In the MULTI, the devices integrate cameras for capturing photos and videos of the line. The SURV augments the MULTI with the incorporation of thermal and optical imaging cameras, additionally allowing for the detection of wildfires.


A look inside the LKX-MULTI.

A look inside the LKX-MULTI. Image used courtesy of Laki Power


Leveraging a cellular connection, the device then shares this data intermittently with a grid operator through Laki’s device dashboard. For power efficiency and data efficiency, high-bandwidth data such as video is only communicated to the dashboard if a certain trigger occurs, such as the line pitch exceeding an acceptable threshold.

With this data, Laki power enables grid operators to understand the causes of line failures as well as take preventive measures when failures seem imminent.

“Operators can pair together a lot of data and images to do some very interesting analysis,” says Knudsen.


“We provide real-time data so grid operators can take real-time actions, but these organizations also have a lot of people doing the after-the-fact analysis of a situation. These groups can also use captured data to understand what went wrong and then go and make some mechanical changes or other adjustments to try and prevent failures in the future.”

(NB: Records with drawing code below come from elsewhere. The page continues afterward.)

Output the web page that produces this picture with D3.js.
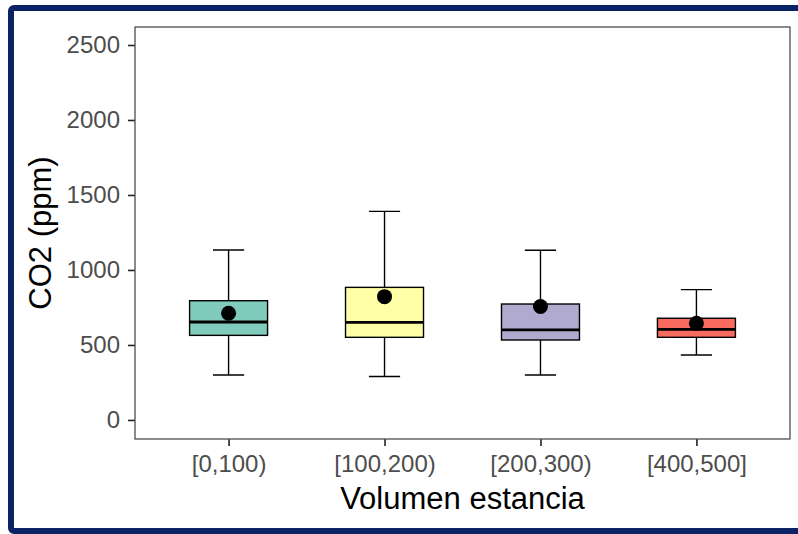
<!DOCTYPE html>
<html>
<head>
<meta charset="utf-8">
<script src="https://cdn.jsdelivr.net/npm/d3@7"></script>
<style>
  body { margin: 0; background: #fff; }
  svg { display: block; font-family: "Liberation Sans", Arial, sans-serif; }
</style>
</head>
<body>
<div id="chart"></div>
<script>
// valeurs
const categories = ["[0,100)", "[100,200)", "[200,300)", "[400,500]"];
const whiskerLow = [300, 290, 300, 433];
const q1 = [564, 551, 533, 551];
const medians = [653, 651, 600, 604];
const q3 = [795, 884, 773, 678];
const whiskerHigh = [1133, 1391, 1131, 869];
const means = [711, 822, 756, 644];
const fills = ["#80cbbc", "#ffffa8", "#b0aacf", "#f96b5f"];
const yTicks = [0, 500, 1000, 1500, 2000, 2500];

const width = 798;
const height = 534;
const margin = { top: 27, right: 8, bottom: 95, left: 135 };

const data = categories.map((c, i) => ({
  cat: c,
  low: whiskerLow[i],
  q1: q1[i],
  med: medians[i],
  q3: q3[i],
  high: whiskerHigh[i],
  mean: means[i],
  fill: fills[i],
}));

const svg = d3
  .select("#chart")
  .append("svg")
  .attr("width", width)
  .attr("height", height);

// cadre bleu autour
svg
  .append("rect")
  .attr("x", 11)
  .attr("y", 8)
  .attr("width", 820)
  .attr("height", 523)
  .attr("rx", 3)
  .style("fill", "none")
  .style("stroke", "#0b2264")
  .style("stroke-width", 6);

const x = d3
  .scalePoint()
  .domain(categories)
  .range([margin.left, width - margin.right])
  .padding(0.6);

const y = d3
  .scaleLinear()
  .domain([-127, 2620])
  .range([height - margin.bottom, margin.top]);

const step = x.step();
const boxW = step * 0.5;
const capW = step * 0.2;

// axes
const yAxis = svg
  .append("g")
  .attr("transform", "translate(" + margin.left + ",0)")
  .call(
    d3.axisLeft(y).tickValues(yTicks).tickFormat(d3.format("d")).tickSize(7).tickPadding(8)
  );

const xAxis = svg
  .append("g")
  .attr("transform", "translate(0," + (height - margin.bottom) + ")")
  .call(d3.axisBottom(x).tickSize(7).tickPadding(9));

[yAxis, xAxis].forEach((ax) => {
  ax.select(".domain").remove();
  ax.selectAll("line").style("stroke", "#222").style("stroke-width", 1.6);
  ax.selectAll("text")
    .style("fill", "#4d4d4d")
    .style("font-size", "24px")
    .style("font-family", "Liberation Sans, Arial, sans-serif");
});

// panneau
svg
  .append("rect")
  .attr("x", margin.left)
  .attr("y", margin.top)
  .attr("width", width - margin.left - margin.right)
  .attr("height", height - margin.top - margin.bottom)
  .style("fill", "none")
  .style("stroke", "#4d4d4d")
  .style("stroke-width", 1.3);

const boxes = svg
  .selectAll("g.box")
  .data(data)
  .join("g")
  .attr("class", "box");

// moustaches
boxes
  .append("line")
  .attr("x1", (d) => x(d.cat))
  .attr("x2", (d) => x(d.cat))
  .attr("y1", (d) => y(d.high))
  .attr("y2", (d) => y(d.q3))
  .style("stroke", "#000")
  .style("stroke-width", 1.4);

boxes
  .append("line")
  .attr("x1", (d) => x(d.cat))
  .attr("x2", (d) => x(d.cat))
  .attr("y1", (d) => y(d.q1))
  .attr("y2", (d) => y(d.low))
  .style("stroke", "#000")
  .style("stroke-width", 1.4);

boxes
  .selectAll("line.cap")
  .data((d) => [
    { cat: d.cat, v: d.high },
    { cat: d.cat, v: d.low },
  ])
  .join("line")
  .attr("class", "cap")
  .attr("x1", (d) => x(d.cat) - capW / 2)
  .attr("x2", (d) => x(d.cat) + capW / 2)
  .attr("y1", (d) => y(d.v))
  .attr("y2", (d) => y(d.v))
  .style("stroke", "#000")
  .style("stroke-width", 1.4);

// boites
boxes
  .append("rect")
  .attr("x", (d) => x(d.cat) - boxW / 2)
  .attr("width", boxW)
  .attr("y", (d) => y(d.q3))
  .attr("height", (d) => y(d.q1) - y(d.q3))
  .style("fill", (d) => d.fill)
  .style("stroke", "#000")
  .style("stroke-width", 1.4);

// mediane
boxes
  .append("line")
  .attr("x1", (d) => x(d.cat) - boxW / 2)
  .attr("x2", (d) => x(d.cat) + boxW / 2)
  .attr("y1", (d) => y(d.med))
  .attr("y2", (d) => y(d.med))
  .style("stroke", "#000")
  .style("stroke-width", 2.8);

// moyenne
boxes
  .append("circle")
  .attr("cx", (d) => x(d.cat))
  .attr("cy", (d) => y(d.mean))
  .attr("r", 7.5)
  .style("fill", "#000");

// titres des axes
svg
  .append("text")
  .attr("x", (margin.left + 790) / 2)
  .attr("y", 509)
  .attr("text-anchor", "middle")
  .style("font-size", "31px")
  .style("fill", "#000")
  .text("Volumen estancia");

svg
  .append("text")
  .attr("transform", "translate(51," + (margin.top + 439) / 2 + ") rotate(-90)")
  .attr("text-anchor", "middle")
  .style("font-size", "31px")
  .style("fill", "#000")
  .text("CO2 (ppm)");
</script>
</body>
</html>
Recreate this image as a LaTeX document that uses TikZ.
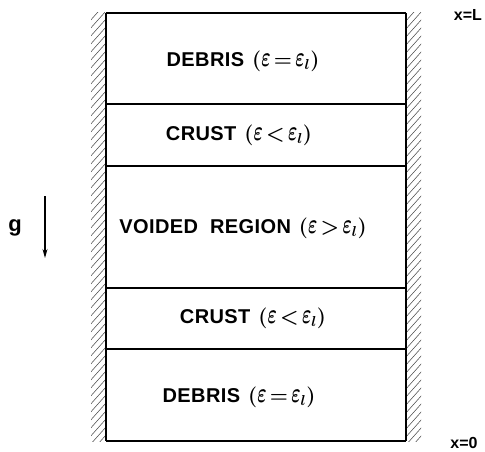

An image from one of Laki Power's line monitoring systems showing ice among a power line.

An image from one of Laki Power's line monitoring systems showing icing along a power line. Image used courtesy of Laki Power


Just Getting Started

With a suite of innovative hardware and software solutions, Laki Power is a promising company with the potential to solve a grand and important challenge. Today, the company is still in its infancy, currently holding a team of nine people and having just started pilots in locations including Iceland, Greece, Turkey, Argentina, Norway, and Canada.

Moving forward, however, the company has ambitious plans which include acquiring funding, growing the team, and exploring new technologies such as drone-charging stations for autonomous, drone-based line monitoring. Other future plans may include adding machine learning technology to the device for real-time image classification, threat detection, and prediction.